__Exercise prompt__
Without the pictures, return all of the material exactly as written.

__Material provided__
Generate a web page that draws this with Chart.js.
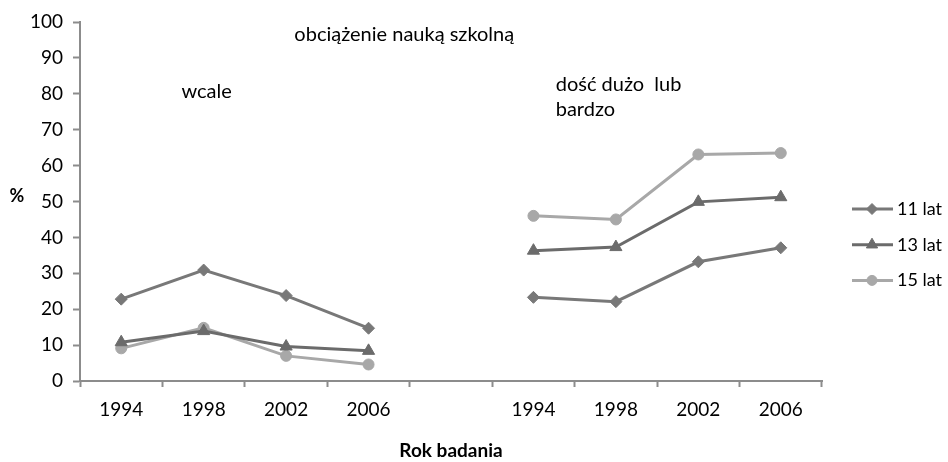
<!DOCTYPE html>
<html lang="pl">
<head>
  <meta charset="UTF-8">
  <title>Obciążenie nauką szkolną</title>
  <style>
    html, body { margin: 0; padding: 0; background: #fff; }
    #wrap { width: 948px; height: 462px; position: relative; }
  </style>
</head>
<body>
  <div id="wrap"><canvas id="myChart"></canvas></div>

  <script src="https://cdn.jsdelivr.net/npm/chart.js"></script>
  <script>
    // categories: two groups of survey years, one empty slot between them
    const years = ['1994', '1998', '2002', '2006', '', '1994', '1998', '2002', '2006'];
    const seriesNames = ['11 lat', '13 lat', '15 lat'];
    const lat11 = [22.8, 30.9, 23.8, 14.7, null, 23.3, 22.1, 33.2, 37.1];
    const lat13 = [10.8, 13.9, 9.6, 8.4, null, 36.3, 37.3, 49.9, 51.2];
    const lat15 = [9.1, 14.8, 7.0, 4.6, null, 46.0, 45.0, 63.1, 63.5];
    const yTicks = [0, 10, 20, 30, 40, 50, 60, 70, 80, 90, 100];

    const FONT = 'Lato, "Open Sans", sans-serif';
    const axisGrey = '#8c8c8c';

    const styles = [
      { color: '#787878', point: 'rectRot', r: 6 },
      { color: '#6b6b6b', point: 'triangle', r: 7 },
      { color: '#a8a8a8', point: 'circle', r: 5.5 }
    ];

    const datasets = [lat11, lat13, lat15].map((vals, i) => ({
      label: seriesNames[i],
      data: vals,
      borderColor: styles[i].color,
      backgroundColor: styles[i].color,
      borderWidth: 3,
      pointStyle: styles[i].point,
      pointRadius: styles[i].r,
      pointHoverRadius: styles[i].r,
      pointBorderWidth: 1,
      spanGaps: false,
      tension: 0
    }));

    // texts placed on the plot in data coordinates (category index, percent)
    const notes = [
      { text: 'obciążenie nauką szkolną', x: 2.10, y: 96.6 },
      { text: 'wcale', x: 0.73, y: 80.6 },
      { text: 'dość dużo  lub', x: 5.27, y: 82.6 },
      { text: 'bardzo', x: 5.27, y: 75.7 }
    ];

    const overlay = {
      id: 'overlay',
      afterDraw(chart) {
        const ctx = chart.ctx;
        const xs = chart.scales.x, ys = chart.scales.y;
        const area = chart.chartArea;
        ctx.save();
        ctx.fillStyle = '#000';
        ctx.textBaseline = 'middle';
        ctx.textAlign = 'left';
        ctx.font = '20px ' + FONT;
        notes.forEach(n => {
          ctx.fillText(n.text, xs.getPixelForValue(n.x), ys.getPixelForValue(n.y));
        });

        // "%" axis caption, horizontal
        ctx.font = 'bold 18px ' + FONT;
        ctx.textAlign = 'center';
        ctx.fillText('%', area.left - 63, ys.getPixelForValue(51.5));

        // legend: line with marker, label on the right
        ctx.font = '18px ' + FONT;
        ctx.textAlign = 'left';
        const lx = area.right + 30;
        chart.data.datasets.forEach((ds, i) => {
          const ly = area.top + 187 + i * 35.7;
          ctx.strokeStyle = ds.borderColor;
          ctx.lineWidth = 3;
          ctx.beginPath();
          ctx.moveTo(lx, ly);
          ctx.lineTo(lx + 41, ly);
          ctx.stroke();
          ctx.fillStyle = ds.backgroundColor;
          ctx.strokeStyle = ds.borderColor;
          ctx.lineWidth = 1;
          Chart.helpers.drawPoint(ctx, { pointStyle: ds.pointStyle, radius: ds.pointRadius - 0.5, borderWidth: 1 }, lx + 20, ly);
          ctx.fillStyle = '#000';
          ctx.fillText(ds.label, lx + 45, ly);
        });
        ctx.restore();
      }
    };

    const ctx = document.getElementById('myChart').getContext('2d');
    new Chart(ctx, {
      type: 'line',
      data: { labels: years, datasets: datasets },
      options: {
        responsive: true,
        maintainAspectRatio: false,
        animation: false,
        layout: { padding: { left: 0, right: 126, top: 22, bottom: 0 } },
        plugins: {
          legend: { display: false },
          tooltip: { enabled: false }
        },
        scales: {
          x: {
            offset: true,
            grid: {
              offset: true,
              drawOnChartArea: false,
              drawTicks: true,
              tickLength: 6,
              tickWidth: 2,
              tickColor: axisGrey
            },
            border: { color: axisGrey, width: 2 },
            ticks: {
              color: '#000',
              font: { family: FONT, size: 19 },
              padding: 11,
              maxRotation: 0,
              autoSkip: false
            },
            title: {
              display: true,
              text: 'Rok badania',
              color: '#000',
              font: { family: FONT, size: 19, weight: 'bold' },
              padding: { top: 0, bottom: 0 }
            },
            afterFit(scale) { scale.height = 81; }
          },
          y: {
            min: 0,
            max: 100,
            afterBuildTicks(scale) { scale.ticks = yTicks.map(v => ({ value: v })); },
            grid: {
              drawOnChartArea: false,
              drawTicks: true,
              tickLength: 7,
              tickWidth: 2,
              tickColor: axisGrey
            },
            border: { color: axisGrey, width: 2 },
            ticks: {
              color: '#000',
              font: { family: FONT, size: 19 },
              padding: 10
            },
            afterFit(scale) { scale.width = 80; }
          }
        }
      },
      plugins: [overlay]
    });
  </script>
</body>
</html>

__Solution__
Generate a web page that draws this with Chart.js.
<!DOCTYPE html>
<html lang="pl">
<head>
  <meta charset="UTF-8">
  <title>Obciążenie nauką szkolną</title>
  <style>
    html, body { margin: 0; padding: 0; background: #fff; }
    #wrap { width: 948px; height: 462px; position: relative; }
  </style>
</head>
<body>
  <div id="wrap"><canvas id="myChart"></canvas></div>

  <script src="https://cdn.jsdelivr.net/npm/chart.js"></script>
  <script>
    // categories: two groups of survey years, one empty slot between them
    const years = ['1994', '1998', '2002', '2006', '', '1994', '1998', '2002', '2006'];
    const seriesNames = ['11 lat', '13 lat', '15 lat'];
    const lat11 = [22.8, 30.9, 23.8, 14.7, null, 23.3, 22.1, 33.2, 37.1];
    const lat13 = [10.8, 13.9, 9.6, 8.4, null, 36.3, 37.3, 49.9, 51.2];
    const lat15 = [9.1, 14.8, 7.0, 4.6, null, 46.0, 45.0, 63.1, 63.5];
    const yTicks = [0, 10, 20, 30, 40, 50, 60, 70, 80, 90, 100];

    const FONT = 'Lato, "Open Sans", sans-serif';
    const axisGrey = '#8c8c8c';

    const styles = [
      { color: '#787878', point: 'rectRot', r: 6 },
      { color: '#6b6b6b', point: 'triangle', r: 7 },
      { color: '#a8a8a8', point: 'circle', r: 5.5 }
    ];

    const datasets = [lat11, lat13, lat15].map((vals, i) => ({
      label: seriesNames[i],
      data: vals,
      borderColor: styles[i].color,
      backgroundColor: styles[i].color,
      borderWidth: 3,
      pointStyle: styles[i].point,
      pointRadius: styles[i].r,
      pointHoverRadius: styles[i].r,
      pointBorderWidth: 1,
      spanGaps: false,
      tension: 0
    }));

    // texts placed on the plot in data coordinates (category index, percent)
    const notes = [
      { text: 'obciążenie nauką szkolną', x: 2.10, y: 96.6 },
      { text: 'wcale', x: 0.73, y: 80.6 },
      { text: 'dość dużo  lub', x: 5.27, y: 82.6 },
      { text: 'bardzo', x: 5.27, y: 75.7 }
    ];

    const overlay = {
      id: 'overlay',
      afterDraw(chart) {
        const ctx = chart.ctx;
        const xs = chart.scales.x, ys = chart.scales.y;
        const area = chart.chartArea;
        ctx.save();
        ctx.fillStyle = '#000';
        ctx.textBaseline = 'middle';
        ctx.textAlign = 'left';
        ctx.font = '20px ' + FONT;
        notes.forEach(n => {
          ctx.fillText(n.text, xs.getPixelForValue(n.x), ys.getPixelForValue(n.y));
        });

        // "%" axis caption, horizontal
        ctx.font = 'bold 18px ' + FONT;
        ctx.textAlign = 'center';
        ctx.fillText('%', area.left - 63, ys.getPixelForValue(51.5));

        // legend: line with marker, label on the right
        ctx.font = '18px ' + FONT;
        ctx.textAlign = 'left';
        const lx = area.right + 30;
        chart.data.datasets.forEach((ds, i) => {
          const ly = area.top + 187 + i * 35.7;
          ctx.strokeStyle = ds.borderColor;
          ctx.lineWidth = 3;
          ctx.beginPath();
          ctx.moveTo(lx, ly);
          ctx.lineTo(lx + 41, ly);
          ctx.stroke();
          ctx.fillStyle = ds.backgroundColor;
          ctx.strokeStyle = ds.borderColor;
          ctx.lineWidth = 1;
          Chart.helpers.drawPoint(ctx, { pointStyle: ds.pointStyle, radius: ds.pointRadius - 0.5, borderWidth: 1 }, lx + 20, ly);
          ctx.fillStyle = '#000';
          ctx.fillText(ds.label, lx + 45, ly);
        });
        ctx.restore();
      }
    };

    const ctx = document.getElementById('myChart').getContext('2d');
    new Chart(ctx, {
      type: 'line',
      data: { labels: years, datasets: datasets },
      options: {
        responsive: true,
        maintainAspectRatio: false,
        animation: false,
        layout: { padding: { left: 0, right: 126, top: 22, bottom: 0 } },
        plugins: {
          legend: { display: false },
          tooltip: { enabled: false }
        },
        scales: {
          x: {
            offset: true,
            grid: {
              offset: true,
              drawOnChartArea: false,
              drawTicks: true,
              tickLength: 6,
              tickWidth: 2,
              tickColor: axisGrey
            },
            border: { color: axisGrey, width: 2 },
            ticks: {
              color: '#000',
              font: { family: FONT, size: 19 },
              padding: 11,
              maxRotation: 0,
              autoSkip: false
            },
            title: {
              display: true,
              text: 'Rok badania',
              color: '#000',
              font: { family: FONT, size: 19, weight: 'bold' },
              padding: { top: 0, bottom: 0 }
            },
            afterFit(scale) { scale.height = 81; }
          },
          y: {
            min: 0,
            max: 100,
            afterBuildTicks(scale) { scale.ticks = yTicks.map(v => ({ value: v })); },
            grid: {
              drawOnChartArea: false,
              drawTicks: true,
              tickLength: 7,
              tickWidth: 2,
              tickColor: axisGrey
            },
            border: { color: axisGrey, width: 2 },
            ticks: {
              color: '#000',
              font: { family: FONT, size: 19 },
              padding: 10
            },
            afterFit(scale) { scale.width = 80; }
          }
        }
      },
      plugins: [overlay]
    });
  </script>
</body>
</html>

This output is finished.